Scandinavian Film Festival – Þrestir (Sparrows)


Welcome back to my coverage of a selection from the Scandinavian Film Festival AUS. This week it’s the Icelandic film Þrestir or Sparrows, the English translation which I will be using throughout the movie because it doesn’t contain that hard to type Þ character. Seriously, it’s not on my keyboard at all. I’ve got this at my disposal though – ^. So that’s handy. I use ^ all the time when I’m writing.

Anyway, what was I saying? Oh yeah, Sparrows is one of the more harrowing movies that you could possibly go to see. This isn’t a fun way to kill an afternoon. This isn’t a movie that requires popcorn, or a choc-top, or whatever the kids order these days. This movie is dark, unflinching, and unapologetic. And if you’re able to handle it, then it’s going to be a very emotional ride. Very. Emotional.

I think I need a hug

The film itself follows the story of Ari (Alti Oskar Fjalarsson), a teenaged boy whose mother is moving through Africa with her new husband. Unable to look after him during this move, his mother sends him from Reykjavik to the remote edges of Iceland to live with his drunk and destitute father, Gunnar (Ingvar Eggert Sigurðsson). Whilst the family relationships are rocky, Ari reconnects with both his grandmother and his childhood friend, Lara. But this is a brutal coming-of-age film, so Ari continually has to face challenges like being ostracized by his peers, bullying, sexual awakening and series of tragedies that I’m not going to spoil here but are definitely not something that should be taken lightly. After all, what sort of nincompoop spoils an obscure Icelandic film? You’d raise everyone’s ire!

“I was going to watch that in 5 years when it appeared on SBS2 you moron! Gah, this is worse than the time someone spoiled the ending of Schindler’s List”

The performances in this film are impeccable. No single character is one-note, with perhaps the exception of Ari’s friend and workmate Bassi, who acts as the best friend stereotype for much of the film. But even Bassi has a flaw, a lapse in judgement that has devastating consequences down the line. And all the performers give life to these characters superbly. It feels real. Perhaps gut-wrenchingly so, given the events that occurred.

I continually mention the events because they are the stand-out star of this film, and the reason it comes together at all.

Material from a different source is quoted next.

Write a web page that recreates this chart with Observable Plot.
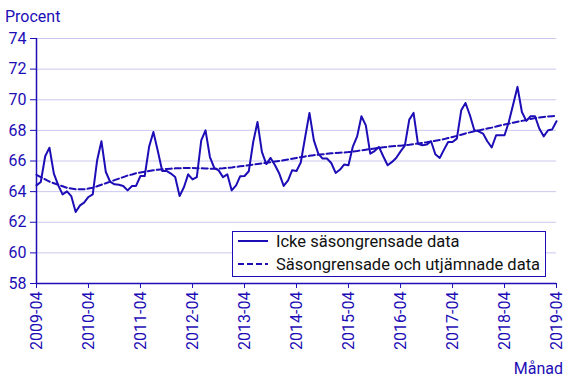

Imagine your life falling around your ears, with everything that could possibly go wrong going wrong, and any sort of relief being tainted before your very eyes. This is what you experience as you ride every bump along with Ari in this story. And this isn’t Hollywood. This story in Hollywood would see all the issues patched up in one inspiring sweep, allowing our young hero to transition into manhood. But here, Ari patches up his life as best he can, but it’s never going to be entirely fixed, and the film makes no apology for that.

This movie is going to effect the viewer in different ways – it might make some people sad, angry, disillusioned. But that seems to be what the film sets out to do. And in that regard, it is a success.

3.5/5 – It is not a film that it’s possible to fall in love with, but it’s definitely a film with impact.